Thursday, December 05, 2013

NSA Tracking Cell Phones Worldwide





Think you have privacy when talking on your cell phone?  Think again.  The police state surveillance of the NSA is tracking your phone and your whereabouts daily.  No wonder America ranks up at the top with Russia and China as a nation where its citizens have little or no privacy rights.  I find it disturbing to say the least.  Obviously, in the wrong hands such massive spying on citizens could be very dangerous.  I for one do not subscribe to the "just trust us" justification put out by the NSA and its supporters.  What the Nazis did in Germany pales in comparison to what the NSA is now doing.  Here are some highlights from a Washington Post article (Note the bullshit excuse that Americans are being spied on only "incidentally"):


The National Security Agency is gathering nearly 5 billion records a day on the whereabouts of cellphones around the world, according to top-secret documents and interviews with U.S. intelligence officials, enabling the agency to track the movements of individuals — and map their relationships — in ways that would have been previously unimaginable.
The records feed a vast database that stores information about the locations of at least hundreds of millions of devices, according to the officials and the documents, which were provided by former NSA contractor Edward Snowden. New projects created to analyze that data have provided the intelligence community with what amounts to a mass surveillance tool.

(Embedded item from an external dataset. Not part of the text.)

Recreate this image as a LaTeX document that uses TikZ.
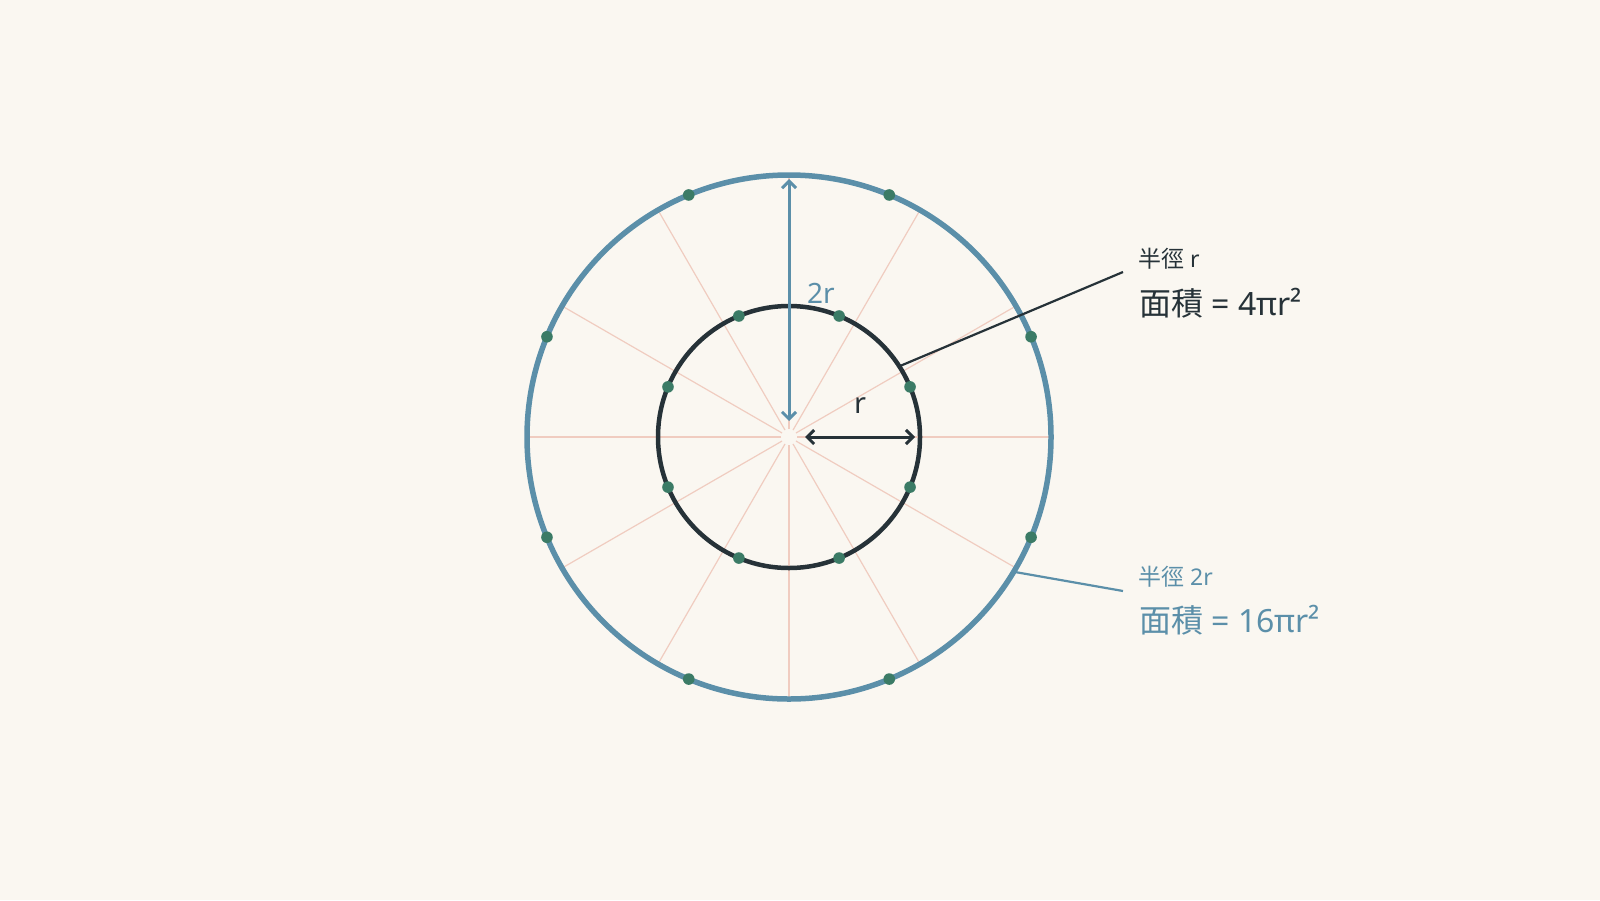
\documentclass[tikz,border=0pt]{standalone}
\usepackage{fontspec}
\setmainfont{Noto Sans}
\newfontfamily\cjk{Noto Sans CJK TC}
\usetikzlibrary{arrows.meta}
\definecolor{bg}{HTML}{FAF7F1}
\definecolor{cblue}{HTML}{5B8FA9}
\definecolor{cdark}{HTML}{263238}
\definecolor{cgreen}{HTML}{3B7B66}
\definecolor{cpink}{HTML}{F0CCC0}
\tikzset{
  radial/.style={draw=cpink, line width=1.2pt},
  outerc/.style={draw=cblue, line width=5.5pt},
  innerc/.style={draw=cdark, line width=4.5pt},
  dotc/.style={fill=cgreen},
  barb/.style={Straight Barb[length=7pt,width=14pt,line width=3pt]},
  bluearrow/.style={draw=cblue, line width=3pt, line cap=round, {Straight Barb[length=7pt,width=14pt,line width=3pt]}-{Straight Barb[length=7pt,width=14pt,line width=3pt]}},
  darkarrow/.style={draw=cdark, line width=3pt, line cap=round, {Straight Barb[length=7pt,width=14pt,line width=3pt]}-{Straight Barb[length=7pt,width=14pt,line width=3pt]}},
  callout/.style={line width=2.2pt},
  lbl/.style={inner sep=0pt, anchor=base west},
}
\begin{document}
\begin{tikzpicture}[x=1pt,y=-1pt]
\fill[bg] (0,0) rectangle (1600,900);
\useasboundingbox (0,0) rectangle (1600,900);
\coordinate (O) at (789,437);
% radial lines
\foreach \a in {0,30,...,330}
  \draw[radial, shift={(O)}] (\a:8) -- (\a:261);
% circles
\draw[outerc] (O) circle[radius=262pt];
\draw[innerc] (O) circle[radius=131pt];
% dots
\foreach \a in {22.5,67.5,...,337.5} {
  \fill[dotc, shift={(O)}] (\a:262) circle[radius=5.8pt];
  \fill[dotc, shift={(O)}] (\a:131) circle[radius=5.8pt];
}
% arrows
\coordinate (b1) at (789,421);
\coordinate (b2) at (789,179);
\draw[bluearrow] (b1) -- (b2);
\coordinate (d1) at (805,437);
\coordinate (d2) at (915,437);
\draw[darkarrow] (d1) -- (d2);
\node[lbl, text=cblue, font=\fontsize{28}{32}\selectfont] (lab2r) at (807,303) {2r};
\node[lbl, text=cdark, font=\fontsize{29}{32}\selectfont] (labr) at (854,413) {r};
% callouts
\coordinate (c1s) at (900,366);
\coordinate (c1e) at (1123,272);
\draw[callout, cdark] (c1s) -- (c1e);
\coordinate (c2s) at (1015,572);
\coordinate (c2e) at (1123,591);
\draw[callout, cblue] (c2s) -- (c2e);
\node[lbl, text=cdark, font=\fontsize{23}{28}\selectfont] (t1a) at (1138,267) {{\cjk 半徑} r};
\node[lbl, text=cdark, font=\fontsize{32}{38}\selectfont] (t1b) at (1139,315) {{\cjk 面積} = 4πr²};
\node[lbl, text=cblue, font=\fontsize{23}{28}\selectfont] (t2a) at (1138,585) {{\cjk 半徑} 2r};
\node[lbl, text=cblue, font=\fontsize{32}{38}\selectfont] (t2b) at (1139,632) {{\cjk 面積} = 16πr²};
\end{tikzpicture}
\end{document}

The NSA does not target Americans’ location data by design, but the agency acquires a substantial amount of information on the whereabouts of domestic cellphones “incidentally,” a legal term that connotes a foreseeable but not deliberate result.

In scale, scope and potential impact on privacy, the efforts to collect and analyze location data may be unsurpassed among the NSA surveillance programs that have been disclosed since June. Analysts can find cellphones anywhere in the world, retrace their movements and expose hidden relationships among the people using them. 

[L]ocation data, especially when aggregated over time, are widely regarded among privacy advocates as uniquely sensitive. Sophisticated mathematical tech­niques enable NSA analysts to map cellphone owners’ relationships by correlating their patterns of movement over time with thousands or millions of other phone users who cross their paths. Cellphones broadcast their locations even when they are not being used to place a call or send a text message.

“One of the key components of location data, and why it’s so sensitive, is that the laws of physics don’t let you keep it private,” said Chris Soghoian, principal technologist at the American Civil Liberties Union. People who value their privacy can encrypt their e-mails and disguise their online identities, but “the only way to hide your location is to disconnect from our modern communication system and live in a cave.”

The possibility that the intelligence community has been collecting location data, particularly of Americans, has long concerned privacy advocates and some lawmakers. Three Democratic senators — Ron Wyden (Ore.), Mark Udall (Colo.) and Barbara A. Mikulski (Md.) — have introduced an amendment to the 2014 defense spending bill that would require U.S. intelligence agencies to say whether they have ever collected or made plans to collect location data for “a large number of United States persons with no known connection to suspicious activity.”

The number of Americans whose locations are tracked as part of the NSA’s collection of data overseas is impossible to determine from the Snowden documents alone, and senior intelligence officials declined to offer an estimate. 

The NSA’s capabilities to track location are staggering, based on the Snowden documents, and indicate that the agency is able to render most efforts at communications security effectively futile.